## [TASK GOAL]
Please restate, exactly as written, the lines running from the beginning of the material through the line that has "from matplotlib.ticker import" in it.

━━━━━━━━━━━━━━━━━━━━━━━━━━━━━━

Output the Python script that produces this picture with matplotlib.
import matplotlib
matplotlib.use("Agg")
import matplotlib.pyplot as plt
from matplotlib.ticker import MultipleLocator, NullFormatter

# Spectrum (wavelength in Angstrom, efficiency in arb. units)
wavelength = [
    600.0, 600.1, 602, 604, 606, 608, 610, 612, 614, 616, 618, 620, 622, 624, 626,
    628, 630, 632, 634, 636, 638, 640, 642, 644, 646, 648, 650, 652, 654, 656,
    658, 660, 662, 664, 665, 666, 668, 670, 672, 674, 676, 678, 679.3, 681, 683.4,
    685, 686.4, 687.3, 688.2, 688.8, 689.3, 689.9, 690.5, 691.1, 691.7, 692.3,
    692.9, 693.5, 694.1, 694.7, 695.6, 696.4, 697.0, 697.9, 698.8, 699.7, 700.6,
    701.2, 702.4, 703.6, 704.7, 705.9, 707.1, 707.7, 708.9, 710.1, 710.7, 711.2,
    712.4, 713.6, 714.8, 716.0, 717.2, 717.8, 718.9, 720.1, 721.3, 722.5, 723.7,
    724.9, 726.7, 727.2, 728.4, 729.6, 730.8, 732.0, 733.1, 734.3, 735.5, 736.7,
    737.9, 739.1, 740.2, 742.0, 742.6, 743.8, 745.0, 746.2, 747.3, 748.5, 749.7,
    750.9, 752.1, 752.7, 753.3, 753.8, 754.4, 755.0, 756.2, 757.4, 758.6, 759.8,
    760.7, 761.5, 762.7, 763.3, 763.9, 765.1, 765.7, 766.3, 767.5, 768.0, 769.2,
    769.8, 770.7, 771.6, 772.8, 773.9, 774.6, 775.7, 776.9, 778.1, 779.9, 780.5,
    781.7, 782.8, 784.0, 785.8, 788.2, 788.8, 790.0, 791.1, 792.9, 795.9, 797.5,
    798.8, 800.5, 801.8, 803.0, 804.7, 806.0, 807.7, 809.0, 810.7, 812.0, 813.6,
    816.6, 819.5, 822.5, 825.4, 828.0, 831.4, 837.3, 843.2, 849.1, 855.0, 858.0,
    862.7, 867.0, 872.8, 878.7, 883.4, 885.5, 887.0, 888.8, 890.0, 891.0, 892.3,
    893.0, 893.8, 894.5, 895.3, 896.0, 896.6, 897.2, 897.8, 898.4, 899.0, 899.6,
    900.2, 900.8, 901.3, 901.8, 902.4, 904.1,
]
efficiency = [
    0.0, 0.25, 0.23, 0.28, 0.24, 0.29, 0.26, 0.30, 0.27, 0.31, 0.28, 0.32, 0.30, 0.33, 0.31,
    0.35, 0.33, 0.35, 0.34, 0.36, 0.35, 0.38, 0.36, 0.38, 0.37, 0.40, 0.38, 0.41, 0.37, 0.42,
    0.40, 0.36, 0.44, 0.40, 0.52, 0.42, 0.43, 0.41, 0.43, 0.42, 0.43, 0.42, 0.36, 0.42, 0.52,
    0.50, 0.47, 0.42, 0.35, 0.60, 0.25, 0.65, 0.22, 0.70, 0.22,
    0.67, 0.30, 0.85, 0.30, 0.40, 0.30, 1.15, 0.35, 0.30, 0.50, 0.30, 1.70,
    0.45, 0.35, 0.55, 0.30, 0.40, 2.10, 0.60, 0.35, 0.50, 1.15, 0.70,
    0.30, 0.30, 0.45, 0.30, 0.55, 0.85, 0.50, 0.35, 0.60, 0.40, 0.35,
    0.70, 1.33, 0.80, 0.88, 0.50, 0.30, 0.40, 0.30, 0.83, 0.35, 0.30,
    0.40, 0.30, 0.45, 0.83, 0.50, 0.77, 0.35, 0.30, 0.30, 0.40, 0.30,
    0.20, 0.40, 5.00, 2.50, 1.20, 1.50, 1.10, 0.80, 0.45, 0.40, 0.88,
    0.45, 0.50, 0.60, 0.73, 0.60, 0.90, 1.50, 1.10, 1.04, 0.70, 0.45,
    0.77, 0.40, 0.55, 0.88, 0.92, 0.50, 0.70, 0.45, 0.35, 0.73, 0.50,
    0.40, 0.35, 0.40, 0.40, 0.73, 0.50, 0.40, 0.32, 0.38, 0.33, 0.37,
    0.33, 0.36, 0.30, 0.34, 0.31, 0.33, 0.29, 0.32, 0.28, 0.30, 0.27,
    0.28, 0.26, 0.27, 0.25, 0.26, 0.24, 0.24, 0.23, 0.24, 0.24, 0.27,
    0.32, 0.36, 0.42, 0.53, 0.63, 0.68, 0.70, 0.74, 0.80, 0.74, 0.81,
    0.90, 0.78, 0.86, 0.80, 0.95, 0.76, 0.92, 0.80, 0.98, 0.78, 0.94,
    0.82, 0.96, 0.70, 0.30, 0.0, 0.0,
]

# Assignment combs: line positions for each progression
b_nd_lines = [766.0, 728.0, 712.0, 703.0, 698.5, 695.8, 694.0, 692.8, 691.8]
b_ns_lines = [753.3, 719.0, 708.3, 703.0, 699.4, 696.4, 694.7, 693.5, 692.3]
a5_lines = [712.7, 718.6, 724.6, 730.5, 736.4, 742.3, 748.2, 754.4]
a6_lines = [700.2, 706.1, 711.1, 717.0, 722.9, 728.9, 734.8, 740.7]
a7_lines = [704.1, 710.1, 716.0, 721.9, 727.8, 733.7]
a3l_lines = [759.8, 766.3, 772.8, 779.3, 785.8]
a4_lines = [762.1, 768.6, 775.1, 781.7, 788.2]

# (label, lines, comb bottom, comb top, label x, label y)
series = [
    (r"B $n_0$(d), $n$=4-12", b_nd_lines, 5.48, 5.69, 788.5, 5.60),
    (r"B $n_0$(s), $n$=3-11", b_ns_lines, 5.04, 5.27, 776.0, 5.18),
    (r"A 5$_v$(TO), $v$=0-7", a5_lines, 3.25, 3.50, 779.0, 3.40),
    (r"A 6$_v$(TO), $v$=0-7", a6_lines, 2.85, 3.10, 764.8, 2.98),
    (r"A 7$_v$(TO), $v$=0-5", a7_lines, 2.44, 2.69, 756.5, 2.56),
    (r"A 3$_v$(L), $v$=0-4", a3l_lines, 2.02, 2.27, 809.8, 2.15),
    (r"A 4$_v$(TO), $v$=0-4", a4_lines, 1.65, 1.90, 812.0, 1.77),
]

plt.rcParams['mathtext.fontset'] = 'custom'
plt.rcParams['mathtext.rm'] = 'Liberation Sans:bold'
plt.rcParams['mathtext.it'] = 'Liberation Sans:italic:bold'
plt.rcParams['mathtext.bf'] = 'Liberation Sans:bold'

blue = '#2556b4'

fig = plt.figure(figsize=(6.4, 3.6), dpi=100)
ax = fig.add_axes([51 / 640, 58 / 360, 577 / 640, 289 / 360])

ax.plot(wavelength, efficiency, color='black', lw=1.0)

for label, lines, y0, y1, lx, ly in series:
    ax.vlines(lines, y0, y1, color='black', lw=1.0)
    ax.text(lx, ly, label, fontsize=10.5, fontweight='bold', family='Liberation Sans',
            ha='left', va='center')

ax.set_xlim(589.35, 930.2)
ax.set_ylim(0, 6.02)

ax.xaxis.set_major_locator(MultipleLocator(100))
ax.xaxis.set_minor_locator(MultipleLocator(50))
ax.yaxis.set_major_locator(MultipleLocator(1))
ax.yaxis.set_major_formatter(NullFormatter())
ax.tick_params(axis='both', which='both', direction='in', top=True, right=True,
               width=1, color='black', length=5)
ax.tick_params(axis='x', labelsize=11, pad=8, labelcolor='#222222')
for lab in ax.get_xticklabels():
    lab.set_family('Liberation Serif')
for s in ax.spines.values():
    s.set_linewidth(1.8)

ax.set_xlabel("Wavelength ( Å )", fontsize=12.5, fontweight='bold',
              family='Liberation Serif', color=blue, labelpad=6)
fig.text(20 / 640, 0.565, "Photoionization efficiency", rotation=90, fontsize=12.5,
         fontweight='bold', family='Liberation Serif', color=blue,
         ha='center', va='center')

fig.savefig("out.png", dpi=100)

━━━━━━━━━━━━━━━━━━━━━━━━━━━━━━

## [TASK OUTPUT]
Output the Python script that produces this picture with matplotlib.
import matplotlib
matplotlib.use("Agg")
import matplotlib.pyplot as plt
from matplotlib.ticker import MultipleLocator, NullFormatter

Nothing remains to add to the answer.